Gleanings
THE ARMY AND THE CIVIL POWER
The army in India is recruited from a few classes, and from races in one corner of India, and a part of it from even outside of India. Its officers are largely British. The army in India is not of the same people as would constitute the civil government under an autonomous regime. Such a regime would therefore be precarious with an army constituted as it is at present. It ought therefore to be the policy of the Congress, as of all other popular political organizations, to secure the proper composition of the army i.e., its recruitment from all the classes from which the legislative and executive authorities of the future will be constituted. The interest and the policy of the Government also ought to lie in that direction. If the political ideal for India is self-government within the British Commonwealth of Nations, it also must see to it that the army is composed of men and officers that belong to those classes that will constitute the governing authorities under such a system of self- government. No system of self-government will be stable where the civil authority is constituted of men belonging to all classes and parts of India, and the military authority is constituted of men belonging to certain select classes and areas of the country. An army constituted on the racial, class and mercenary basis, however militantly efficient, can never go with a civil government constituted on the national, democratic basis.
–‘Publius’ in The New Review. (February)
BACK TO JERUSALEM
Never, perhaps, in recent history has there been any movement of such proportions inspired by an essentially spiritual motive. Refugees have indeed poured into the country, driven from their original homes by persecution: but the vast majority are impelled by the force of the ideal. And they are not interested simply in building up a nation like other nations. They may in some cases bluster, sneer, and parade their utter indifference to spiritual values. But in point of fact they are all at one in a desiring that this new nation which they are building up shall not be as other nations: that there shall be in it a reign of social justice; that the defects of the Old World shall be purged away, and a new order of things built up. They may in some instances neglect the ceremonial regulations of the law; but they cherish, one and all, the idealism of the Prophets, which they alone in the world are endeavouring to put into practice. The Kibbutzim and co-operative settlements of the Plain of Sharon and Valley of Jezreel have been built up with an almost Messianic fervour which has no parallel in the world today. It is not too much to hope that, in God’s good time, something of more than local significance may blossom on this soil, so lovingly and so painstakingly prepared, so that a message for all mankind may come forth, once more from Jerusalem.
–Cecil Roth in The Aryan Path. (February)
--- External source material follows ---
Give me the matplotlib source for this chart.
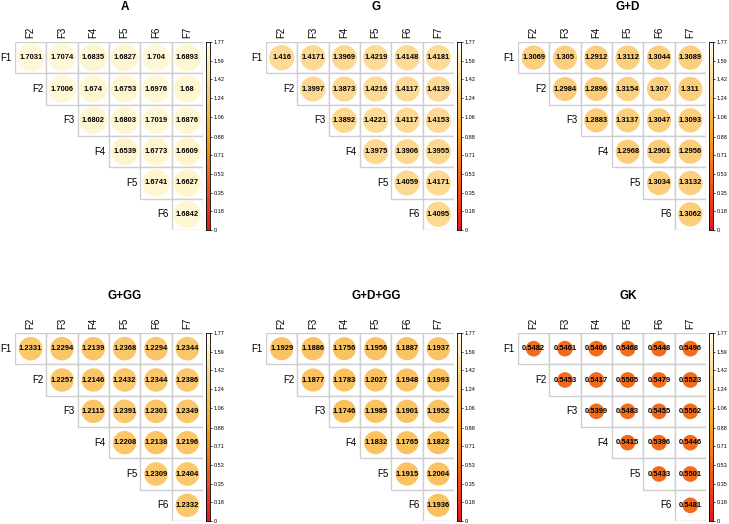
import numpy as np
import matplotlib
matplotlib.use('Agg')
import matplotlib.pyplot as plt
from matplotlib.colors import LinearSegmentedColormap, Normalize
from matplotlib.patches import Rectangle, Circle

plt.rcParams['font.family'] = ['Liberation Sans', 'DejaVu Sans']

# etiquetas
row_labels = ['F1', 'F2', 'F3', 'F4', 'F5', 'F6']
col_labels = ['F2', 'F3', 'F4', 'F5', 'F6', 'F7']
titles = ['A', 'G', 'G+D', 'G+GG', 'G+D+GG', 'GK']

# triangulo superior, linha a linha
A = [[1.7031, 1.7074, 1.6835, 1.6827, 1.704, 1.6893],
     [1.7006, 1.674, 1.6753, 1.6976, 1.68],
     [1.6802, 1.6803, 1.7019, 1.6876],
     [1.6539, 1.6773, 1.6609],
     [1.6741, 1.6627],
     [1.6842]]
G = [[1.416, 1.4171, 1.3969, 1.4219, 1.4148, 1.4181],
     [1.3997, 1.3873, 1.4216, 1.4117, 1.4139],
     [1.3892, 1.4221, 1.4117, 1.4153],
     [1.3975, 1.3906, 1.3955],
     [1.4059, 1.4171],
     [1.4095]]
GD = [[1.3069, 1.305, 1.2912, 1.3112, 1.3044, 1.3089],
      [1.2984, 1.2896, 1.3154, 1.307, 1.311],
      [1.2883, 1.3137, 1.3047, 1.3093],
      [1.2968, 1.2901, 1.2956],
      [1.3034, 1.3132],
      [1.3062]]
GGG = [[1.2331, 1.2294, 1.2139, 1.2368, 1.2294, 1.2344],
       [1.2257, 1.2146, 1.2432, 1.2344, 1.2386],
       [1.2115, 1.2391, 1.2301, 1.2349],
       [1.2208, 1.2138, 1.2196],
       [1.2309, 1.2404],
       [1.2332]]
GDGG = [[1.1929, 1.1886, 1.1756, 1.1956, 1.1887, 1.1937],
        [1.1877, 1.1783, 1.2027, 1.1948, 1.1993],
        [1.1746, 1.1985, 1.1901, 1.1952],
        [1.1832, 1.1765, 1.1822],
        [1.1915, 1.2004],
        [1.1936]]
GK = [[0.5482, 0.5461, 0.5406, 0.5468, 0.5448, 0.5496],
      [0.5453, 0.5417, 0.5505, 0.5479, 0.5523],
      [0.5399, 0.5483, 0.5455, 0.5502],
      [0.5415, 0.5396, 0.5446],
      [0.5433, 0.5501],
      [0.5481]]
dados = [A, G, GD, GGG, GDGG, GK]

vmax = 1.77
cbar_ticks = [0, 0.18, 0.35, 0.53, 0.71, 0.88, 1.06, 1.24, 1.42, 1.59, 1.77]
cbar_labels = ['0', '0.18', '0.35', '0.53', '0.71', '0.88', '1.06', '1.24', '1.42', '1.59', '1.77']

cmap = LinearSegmentedColormap.from_list('heat', ['#E8141C', '#F8A21B', '#FFFFE6'])
norm = Normalize(0, vmax)

W, H = 729, 524
fig = plt.figure(figsize=(W / 100, H / 100), dpi=100)

# posicao das grades (pixels)
grid_left = [15, 266, 518]
grid_top = [42, 333]
title_y = [-1.12, -1.18]
gsize = 188


def fmt(v):
    s = '%.4f' % v
    return s.rstrip('0').rstrip('.')


for k in range(6):
    lin, col = divmod(k, 3)
    gl = grid_left[col]
    gt = grid_top[lin]
    ax = fig.add_axes([gl / W, 1 - (gt + gsize) / H, gsize / W, gsize / H])
    ax.set_xlim(0, 6)
    ax.set_ylim(6, 0)
    ax.axis('off')
    vals = dados[k]
    for i in range(6):
        for n, v in enumerate(vals[i]):
            j = i + n
            ax.add_patch(Rectangle((j, i), 1, 1, facecolor='white', edgecolor='#CFCFCF', lw=1.0))
            r = 0.45 * np.sqrt(v / vmax)
            ax.add_patch(Circle((j + 0.5, i + 0.5), r, facecolor=cmap(norm(v)), edgecolor='none'))
            ax.text(j + 0.5, i + 0.5, fmt(v), ha='center', va='center', fontsize=5.4,
                    fontweight='bold', color='black')
        ax.text(i - 0.1, i + 0.5, row_labels[i], ha='right', va='center', fontsize=7, clip_on=False)
    for j in range(6):
        ax.text(j + 0.5, -0.14, col_labels[j], ha='center', va='bottom', rotation=90,
                fontsize=7, clip_on=False)
    ax.text(3 + 16 / 31.3, title_y[lin], titles[k], ha='center', va='center',
            fontsize=8.5, fontweight='bold', clip_on=False)

    # barra de cores
    cax = fig.add_axes([(gl + gsize + 3) / W, 1 - (gt + gsize) / H, 4 / W, gsize / H])
    grad = np.linspace(0, vmax, 256).reshape(-1, 1)
    cax.imshow(grad, aspect='auto', cmap=cmap, norm=norm, origin='lower',
               extent=[0, 1, 0, vmax])
    cax.set_xticks([])
    cax.yaxis.tick_right()
    cax.set_yticks(cbar_ticks)
    cax.set_yticklabels(cbar_labels)
    cax.tick_params(axis='y', labelsize=4, length=1.5, width=0.5, pad=1, colors='black')
    for sp in cax.spines.values():
        sp.set_linewidth(0.6)

fig.savefig('out.png', dpi=100, facecolor='white')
THE ARTIST’S SELF-DONATION
The lover of beauty knows that the beautiful life is the only flower the universe desires to offer to its Lord and Maker. He strives after self-transcending creativity to articulate his mystical passion for beauty. He is no spendthrift with his opportunities. The thoughts of his solitary moments, the speech of his crowded hours, the acts of his brief span of life are garlands of devotion for transcendent and absolute beauty. He knows that complete self-expression is self-donation. One cannot express and yet hoard oneself. That is why any worth-while self-expression is a costly business. Reservations impoverish expressions, leaving them incomplete. The lover of beauty pours forth his soul in a song of sacramental morality and symbolical art. Criticism, in its feverish attempt to advocate a theory against some rival, has often lost sight of its own mission and has launched forth upon a chartless sea. Literary and aesthetic criticism and ethical theory can at best be innocently diverting and never eloquently prophetic, if critics fail to treat the artist as the conscious agent for Beauty’s sovereign will and his achievements as oblations to his deity.